No one is more dominating at the moment than Semenya. The 27-year-old from South Africa has a 22-meet winning streak that stretches back to late 2015. 

In Rio she became the event’s first two-time Olympic gold medallist and last summer in London joined Maria Mutola as the only three-time world champion.

A two-time IAAF Diamond League winner, Semenya owns an impressive range of honours as she added a bronze in the 1 500m at London and last week lowered her national record to 4:00.71 as part of a successful Commonwealth Games golden double. 

Her 400m PB of 50.40 came in 2016 and last year she set the 600m world best of 1:21.77. Last year she also lowered her 800m best to 1:55.16 to move to No 6 on the all-time world list.

Semenya won last year’s Prefontaine Classic over a similarly loaded field.

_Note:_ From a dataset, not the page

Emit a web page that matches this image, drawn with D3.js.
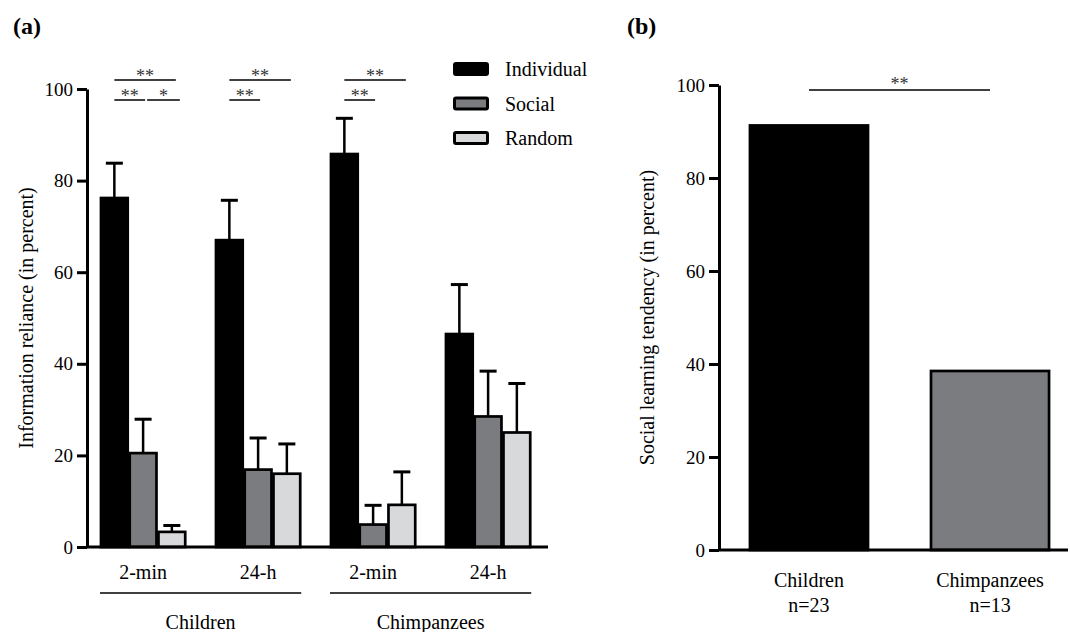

She'll be joined by Burundi’s Francine Niyonsaba. Last month she won a second successive world indoor 800m title and is at the moment Semenya's closest rival, finishing second behind her in both Rio and London. 

Niyonsaba was only 20 when she won the 2013 Prefontaine Classic with a still-standing Hayward Field record of 1:56.72, but first captured attention as a 19-year-old when she finished fifth at the 2012 London Olympics.

Ajee’ Wilson, who will turn 24 on May 8, will start for the first time in Eugene as the US record-holder. Last year she improved to 1:55.61 and went on to take bronze at the World Championships. 

Last month she finished second behind Niyonsaba at the World Indoor Championships.

While that trio will rightly attract the most attention, Hayward Field fans will welcome the return of Raevyn Rogers, who capped her Oregon career in thrilling fashion last June and won The Bowerman Award as the nation’s top female collegian. 

An hour after winning her third NCAA outdoor 800m title, the 21-year-old took the baton on anchor leg for the Oregon 4x400m relay quartet. Oregon needed a victory to win the team title; Rogers delivered with a 49.77 split to cap off a collegiate record for good measure.

The field also includes 22-year-old Margaret Wambui, who finished just out of the medals in last year’s World Championships, but her bronze in Rio was Kenya’s first Olympic medal in this event since 2008, when Pamela Jelimo struck gold.

Habitam Alemu is the youngest in the field at 20. The Ethiopian record-holder was a semifinalist at both the Rio Olympics and London World Championships, and more recently finished fourth in Birmingham last month.

Two-time European champion Selina Buchel of Switzerland is also in the race.